This is the deal that I have with my cell phone company. I give them money every month. In return, the company gives me spotty service and occasionally turns off my number for no reason whatsoever. Also, when I visit the company in person, the customer service people make me wait in an hour-long line.
I apparently like this deal because I keep signing two year contracts.
This arrangement was frustrating until I learned that there is a proper way to visit your cell phone store. There is a way to shorten the amount of time you wait in line and achieve some actual customer satisfaction. Simply put, you take a few ill-behaved kids with you. Me? I just happen to have a couple of those laying around my house.
Let's say my cell phone has mysteriously stopped displaying numbers on the screen. The first thing I do is to feed my four year-old son and two year-old daughter cookies for breakfast. Then, when my wife is not watching, we play a quick game I like to call "Who Can Drink Daddy's Coffee?" . Shortly after that, I let the kids watch "Ed, Edd and Eddy" because it puts them in the right frame of mind.
Then we go to my cell phone store. We arrive early, but there's still a line. That's not a problem because my kids need time to...percolate. I take a number and sit down. I am 19th in line.

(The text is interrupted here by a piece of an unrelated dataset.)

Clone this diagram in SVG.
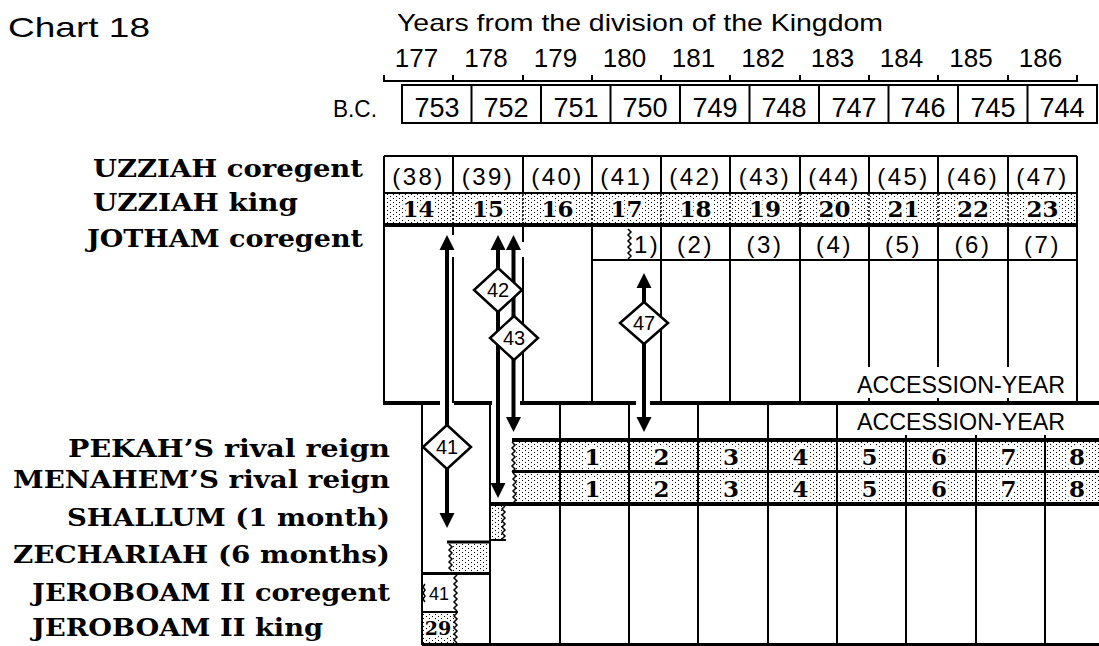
<svg xmlns="http://www.w3.org/2000/svg" width="1099" height="646" viewBox="0 0 1099 646">
<defs>
<pattern id="dots" width="6" height="4" patternUnits="userSpaceOnUse"><rect width="6" height="4" fill="#fff"/><rect width="1" height="1" fill="#000"/><rect x="3" y="2" width="1" height="1" fill="#000"/></pattern>
<path id="au" d="M0,0 L7.5,15 L-7.5,15 Z" fill="#000"/>
<path id="ad" d="M0,0 L7.5,-15 L-7.5,-15 Z" fill="#000"/>
</defs>
<style>
.ln{stroke:#000;stroke-width:2;fill:none}
.tk{stroke:#000;stroke-width:4;fill:none}
.t3{stroke:#000;stroke-width:3;fill:none}
.dl{stroke:#000;stroke-width:1.5;stroke-dasharray:2 2;fill:none}
.zz{stroke:#000;stroke-width:1.5;fill:none}
.dot{fill:url(#dots);shape-rendering:crispEdges}
.sans{font-family:"Liberation Sans","DejaVu Sans",Arial,sans-serif;fill:#000}
.num{font-family:"Liberation Sans","DejaVu Sans",Arial,sans-serif;font-size:26px;text-anchor:middle;fill:#000}
.par{font-family:"Liberation Sans","DejaVu Sans",Arial,sans-serif;font-size:24px;text-anchor:middle;letter-spacing:2.5px;fill:#000}
.lab{font-family:"DejaVu Serif","Liberation Serif",serif;font-weight:bold;font-size:24px;fill:#000}
.bn{font-family:"DejaVu Serif","Liberation Serif",serif;font-weight:bold;font-size:23px;text-anchor:middle;fill:#000;stroke:#fff;stroke-width:6px;stroke-linejoin:round;paint-order:stroke}
.arr{stroke:#000;stroke-width:4;fill:none}
.dia{fill:#fff;stroke:#000;stroke-width:2.5}
.dt{font-family:"Liberation Sans","DejaVu Sans",sans-serif;font-size:20px;text-anchor:middle;fill:#000}
</style>
<rect width="1099" height="646" fill="#fff"/>

<g id="header">
<text class="sans" x="8" y="37" style="font-size:28px" textLength="142" lengthAdjust="spacingAndGlyphs">Chart 18</text>
<text class="sans" x="397" y="31" style="font-size:24px" textLength="486" lengthAdjust="spacingAndGlyphs">Years from the division of the Kingdom</text>
<g class="num">
<text x="416.5" y="67">177</text><text x="486" y="67">178</text><text x="555.5" y="67">179</text><text x="624.5" y="67">180</text><text x="693.5" y="67">181</text><text x="763" y="67">182</text><text x="832.5" y="67">183</text><text x="901.5" y="67">184</text><text x="971" y="67">185</text><text x="1040.5" y="67">186</text>
</g>
<path class="ln" d="M384,81 H1077 M384,75 V82 M453,75 V82 M523,75 V82 M592,75 V82 M661,75 V82 M730,75 V82 M800,75 V82 M869,75 V82 M938,75 V82 M1008,75 V82 M1077,75 V82"/>
</g>

<g id="bc-row">
<text class="sans" x="333" y="117" style="font-size:24px" textLength="44" lengthAdjust="spacingAndGlyphs">B.C.</text>
<rect class="ln" x="402" y="85" width="695" height="38"/>
<path class="ln" d="M471.5,85 V123 M541,85 V123 M610.5,85 V123 M680,85 V123 M749.5,85 V123 M819,85 V123 M888.5,85 V123 M958,85 V123 M1027.5,85 V123"/>
<g class="num" style="font-size:27px">
<text x="437" y="117">753</text><text x="506" y="117">752</text><text x="576" y="117">751</text><text x="645" y="117">750</text><text x="715" y="117">749</text><text x="784" y="117">748</text><text x="854" y="117">747</text><text x="923" y="117">746</text><text x="993" y="117">745</text><text x="1062" y="117">744</text>
</g>
</g>

<g id="labels">
<text class="lab" x="93" y="177" textLength="270" lengthAdjust="spacingAndGlyphs">UZZIAH coregent</text>
<text class="lab" x="93" y="211" textLength="205" lengthAdjust="spacingAndGlyphs">UZZIAH king</text>
<text class="lab" x="87" y="247" textLength="276" lengthAdjust="spacingAndGlyphs">JOTHAM coregent</text>
<text class="lab" x="68" y="457" textLength="322" lengthAdjust="spacingAndGlyphs">PEKAH’S rival reign</text>
<text class="lab" x="13" y="488" textLength="377" lengthAdjust="spacingAndGlyphs">MENAHEM’S rival reign</text>
<text class="lab" x="67" y="526" textLength="323" lengthAdjust="spacingAndGlyphs">SHALLUM (1 month)</text>
<text class="lab" x="13" y="563" textLength="377" lengthAdjust="spacingAndGlyphs">ZECHARIAH (6 months)</text>
<text class="lab" x="32" y="601" textLength="358" lengthAdjust="spacingAndGlyphs">JEROBOAM II coregent</text>
<text class="lab" x="32" y="636" textLength="291" lengthAdjust="spacingAndGlyphs">JEROBOAM II king</text>
</g>

<g id="uzziah-coregent">
<path class="ln" d="M384,156 H1077"/>
<path class="ln" stroke-width="2.5" d="M453,156 V193 M523,156 V193 M592,156 V193 M661,156 V193 M730,156 V193 M800,156 V193 M869,156 V193 M938,156 V193 M1008,156 V193"/>
<g class="par">
<text x="418.5" y="185">(38)</text><text x="488" y="185">(39)</text><text x="557.5" y="185">(40)</text><text x="626.5" y="185">(41)</text><text x="695.5" y="185">(42)</text><text x="765" y="185">(43)</text><text x="834.5" y="185">(44)</text><text x="903.5" y="185">(45)</text><text x="973" y="185">(46)</text><text x="1042.5" y="185">(47)</text>
</g>
<path class="ln" d="M384,193 H1077"/>
</g>

<g id="uzziah-king">
<rect class="dot" x="385" y="194" width="691" height="29"/>
<path class="dl" d="M453,194 V223 M523,194 V223 M592,194 V223 M661,194 V223 M730,194 V223 M800,194 V223 M869,194 V223 M938,194 V223 M1008,194 V223"/>
<g class="bn">
<text x="418.5" y="217">14</text><text x="488" y="217">15</text><text x="557.5" y="217">16</text><text x="626.5" y="217">17</text><text x="695.5" y="217">18</text><text x="765" y="217">19</text><text x="834.5" y="217">20</text><text x="903.5" y="217">21</text><text x="973" y="217">22</text><text x="1042.5" y="217">23</text>
</g>
<path class="tk" d="M384,225 H1077"/>
</g>

<g id="jotham-coregent">
<path class="ln" d="M384,156 V405 M1077,156 V405"/>
<path class="ln" d="M453,227 V235 M453,257 V403 M523,227 V242 M523,257 V403 M592,227 V403 M661,227 V403 M730,227 V403 M800,227 V403 M869,227 V367 M869,398 V403 M938,227 V367 M938,398 V403 M1008,227 V367 M1008,398 V403"/>
<path class="ln" d="M592,260 H1077"/>
<path class="zz" d="M628,229 l3,3 -3,3 3,3 -3,3 3,3 -3,3 3,3 -3,3 3,3 -3,3"/>
<text class="par" x="634" y="253" style="text-anchor:start">1)</text>
<g class="par">
<text x="695.5" y="253">(2)</text><text x="765" y="253">(3)</text><text x="834.5" y="253">(4)</text><text x="903.5" y="253">(5)</text><text x="973" y="253">(6)</text><text x="1042.5" y="253">(7)</text>
</g>
<text class="sans" x="857" y="393" style="font-size:23px" textLength="208" lengthAdjust="spacingAndGlyphs">ACCESSION-YEAR</text>
<path class="tk" d="M384,403 H440 M454,403 H492 M520,403 H636 M650,403 H1099"/>
</g>

<g id="lower-grid">
<path class="ln" d="M422,403 V645 M490,403 V645 M560,403 V643 M629,403 V643 M698,403 V643 M768,403 V643 M837,403 V643 M906,435 V643 M976,435 V643 M1045,435 V643"/>
<text class="sans" x="857" y="430" style="font-size:23px" textLength="208" lengthAdjust="spacingAndGlyphs">ACCESSION-YEAR</text>
<path class="t3" d="M422,644.5 H1099"/>
</g>

<g id="pekah">
<rect class="dot" x="514" y="442" width="585" height="28"/>
<path class="zz" d="M512,442 l3,3 -3,3 3,3 -3,3 3,3 -3,3 3,3 -3,3 3,3 -3,3"/>
<path class="ln" stroke-width="1.5" d="M560,442 V470 M629,442 V470 M698,442 V470 M768,442 V470 M837,442 V470 M906,442 V470 M976,442 V470 M1045,442 V470"/>
<g class="bn">
<text x="592.5" y="465">1</text><text x="661.5" y="465">2</text><text x="731" y="465">3</text><text x="800.5" y="465">4</text><text x="869.5" y="465">5</text><text x="939" y="465">6</text><text x="1008.5" y="465">7</text><text x="1077" y="465">8</text>
</g>
<path class="tk" d="M512,440 H1099"/>
<path class="t3" d="M512,471.5 H1099"/>
</g>

<g id="menahem">
<rect class="dot" x="515" y="473" width="584" height="29"/>
<path class="zz" d="M513,473 l3,3 -3,3 3,3 -3,3 3,3 -3,3 3,3 -3,3 3,3 -3,3"/>
<path class="ln" stroke-width="1.5" d="M560,473 V502 M629,473 V502 M698,473 V502 M768,473 V502 M837,473 V502 M906,473 V502 M976,473 V502 M1045,473 V502"/>
<g class="bn">
<text x="592.5" y="497">1</text><text x="661.5" y="497">2</text><text x="731" y="497">3</text><text x="800.5" y="497">4</text><text x="869.5" y="497">5</text><text x="939" y="497">6</text><text x="1008.5" y="497">7</text><text x="1077" y="497">8</text>
</g>
<path class="tk" d="M490,504 H1099"/>
</g>

<g id="shallum">
<rect class="dot" x="491" y="506" width="12" height="33"/>
<path class="zz" d="M505,506 l-3,3 3,3 -3,3 3,3 -3,3 3,3 -3,3 3,3 -3,3 3,3 -3,3"/>
<path class="ln" d="M490,540 H506"/>
</g>

<g id="zechariah">
<rect class="dot" x="451" y="544" width="38" height="28"/>
<path class="zz" d="M449,544 l3,3 -3,3 3,3 -3,3 3,3 -3,3 3,3 -3,3 3,3"/>
<path class="t3" d="M447,542 H490 M422,573.5 H490"/>
</g>

<g id="jeroboam-coregent">
<path class="zz" d="M457,575 l-3,3 3,3 -3,3 3,3 -3,3 3,3 -3,3 3,3 -3,3 3,3 -3,3 3,3"/>
<path class="zz" d="M425,584 l-2,3 2,3 -2,3 2,3 -2,3 2,3"/>
<text class="dt" x="439" y="600" style="font-size:18px">41</text>
<path class="ln" d="M422,612 H458"/>
</g>

<g id="jeroboam-king">
<rect class="dot" x="423" y="613" width="31" height="30"/>
<path class="zz" d="M457,613 l-3,3 3,3 -3,3 3,3 -3,3 3,3 -3,3 3,3 -3,3 3,3"/>
<text class="bn" x="438" y="635" style="font-size:19px;stroke-width:4px">29</text>
</g>

<g id="connectors">
<path class="arr" d="M447,249 V514 M498,249 V485 M513.5,249 V419 M644,287 V419"/>
<use href="#au" x="447" y="235"/>
<use href="#ad" x="447" y="528"/>
<use href="#au" x="498" y="235"/>
<use href="#ad" x="498" y="498"/>
<use href="#au" x="513.5" y="235"/>
<use href="#ad" x="513.5" y="432"/>
<use href="#au" x="644" y="273"/>
<use href="#ad" x="644" y="432"/>
</g>

<g id="diamond-42">
<polygon class="dia" points="498,268 522,290 498,312 474,290"/>
<text class="dt" x="498" y="297">42</text>
</g>
<g id="diamond-43">
<polygon class="dia" points="514,316 538,338 514,360 490,338"/>
<text class="dt" x="514" y="345">43</text>
</g>
<g id="diamond-47">
<polygon class="dia" points="644,302 668,323 644,344 620,323"/>
<text class="dt" x="644" y="330">47</text>
</g>
<g id="diamond-41">
<polygon class="dia" points="447,425 471,447 447,469 423,447"/>
<text class="dt" x="447" y="454">41</text>
</g>
</svg>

"Hey, kids," I say. "Who wants to go to the toy store after we're through here?"
I look around and see all the women in the room smiling at me. They see a father lovingly guiding his two rambunctious young children. But they're wrong. I have no real control over my children now. As far as my kids are concerned, I'm just a giant talking wallet with set of car keys. Ironically, this is the exactly how my cell phone company views me.
I once read an article about nano-technology. Scientists are working on building tiny, never-sleeping robots that can disassemble and reassemble things on a molecular level. My kids, when they're bored, are exactly like that - only without the reassemble part. My kids start with signs at the front of the store and quickly move to cell phone models that line the cheery, modern kiosks.
Every now and then, I say, "No. Stop. Don't." But I don't mean it - not really.
Within minutes, I move from 19th to number one. No one complains.
The customer service agent eyes me warily and says, "I think your son is peeing in our fake plants."
I shrug. "Unfortunately, my wife and I cannot guarantee parental coverage in all areas. Please try again later."
A few minutes later, I'm walking out with a kid under each arm and new cell phone. From behind me, I can hear the manager.
"Your daughter broke one of our flip phones. It will need to be replaced."
"Yeah, she broke mine, too," I say without turning around. "You should really look into cell phone insurance. It comes in handy."